Meus amáveis cinco ou seis leitores, por mais boa vontade que tenham comigo, devem me achar tantã de tudo.
Deixo claro, neste meu cotidiano blogar, que não ando nada satisfeito com a postura da Globo na cobertura da crise política que assola o País e cá estou, pelo segundo dia consecutivo, a falar de uma atração global.
Que fique claro!
Uma coisa é uma coisa, outra coisa é outra coisa…
O jornalismo da Vênus opacamente Platinada é uma coisa.
Outra coisa, permitam-me a quase incoerência, foi o ‘Profissão Repórter’ de quarta à noite e o episódio de encerramento da temporada da série “Pé na Cova”, que foi levado ao ar ontem e será nosso tema de hoje.
II.
Antes, faço um méa-culpa.
Não estou habilitado para uma análise profunda do sitcom. Não me arvoro a especialista de nada, menos ainda no campo da teledramaturgia.
A bem da verdade, acompanhei um ou outro episódio desta e de outras temporadas.

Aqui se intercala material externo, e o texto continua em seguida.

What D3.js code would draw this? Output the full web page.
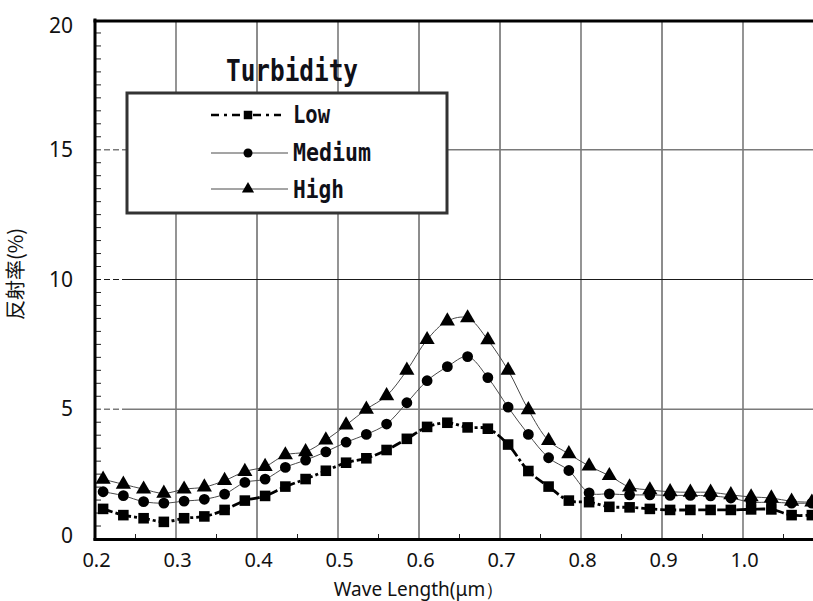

No entanto, e meus raros leitores sabem bem de como ajo, tudo o que me comove, de alguma forma, vai aparecer neste meu modesto diário de bordo.
III.
Então, meus caros, feito este preâmbulo, eu lhes direi:
A emoção, quem diria?, acabou no Irajá.
Claro que ver Marília Pera em cena pela última vez deu a tônica do capítulo final.
Não sei dimensionar o que representou – e representa – Marília para a história das artes do Brasil contemporâneo. Posso lhes dizer, sim, até como testemunha ocular dessa trajetória, que foi única e rigorosamente solar.
Perceber que ali, naquela preciosa narrativa de Falabella e parceiros, ela se despedia, carinhosamente, do público, do teatro e da vida foi de arrepiar (perdoem-me o clichê).
IV.
Mas, não ficou apenas nisso o último episódio.
Como não espantar-se diante daquele Brasil dilaceradamente brasileiro que nós, que nos imaginamos privilegiados, socialmente avançados, teimamos em não enxergar, em não nos vermos ali representados?
Confesso que, ao longo da trama, me ocorreu a dúvida, um tolo questionamento.
Será que é por pessoas como Ruço, Darlene, Odete Roitman, Alessanderson, Abigail, Tamanco e assemelhados que o pessoal anda fazendo manifestações, batendo panela, indignando-se e clamando por mudança?
Quais mudanças, caras pálidas?
V.
Para entender o mundo, basta falar de sua aldeia – alguém já disse lá traz. Um tal de Dostoievski.
Foi o que Falabella fez.
Aliás, penso que Falabella seja um ponto fora da curva na dramaturgia que vira e revira os dias atuais. Um Nélson Rodrigues à la Fellini. Nesta série, especialmente, um rodriguiano Fellini. Estamos todos ali, expostos, poeticamente representados. Quem não se vê ali, sinceramente, não sabe nada de Brasil, preferiria ter nascido em outro rincão.
VI.
Uma das cenas iniciais revela bem isso.
Ruço (Falabella) é procurado por um personagem na Funerária Unidos do Irajá por um senhor transtornado. Ele não quer fazer o enterro de ninguém. Quer, sim, desenterrar o bisavô.
Ruço pergunta o porquê do ato.
E o homem responde enraivecido: quer dar uma surra na ossada, pois lá nos antigamentes o bisavô italiano, no porto de Nápoles, poderia embarcar em dois navios. Um iria para a América; o outro, para o Brasil.
– Olha a escolha que ele fez. Veio para cá. Merece ou não merece apanhar?
Ruço pôs o cara para correr…
(O Brazil não dialoga com o Brasil – e vice e versa. Triste realidade.)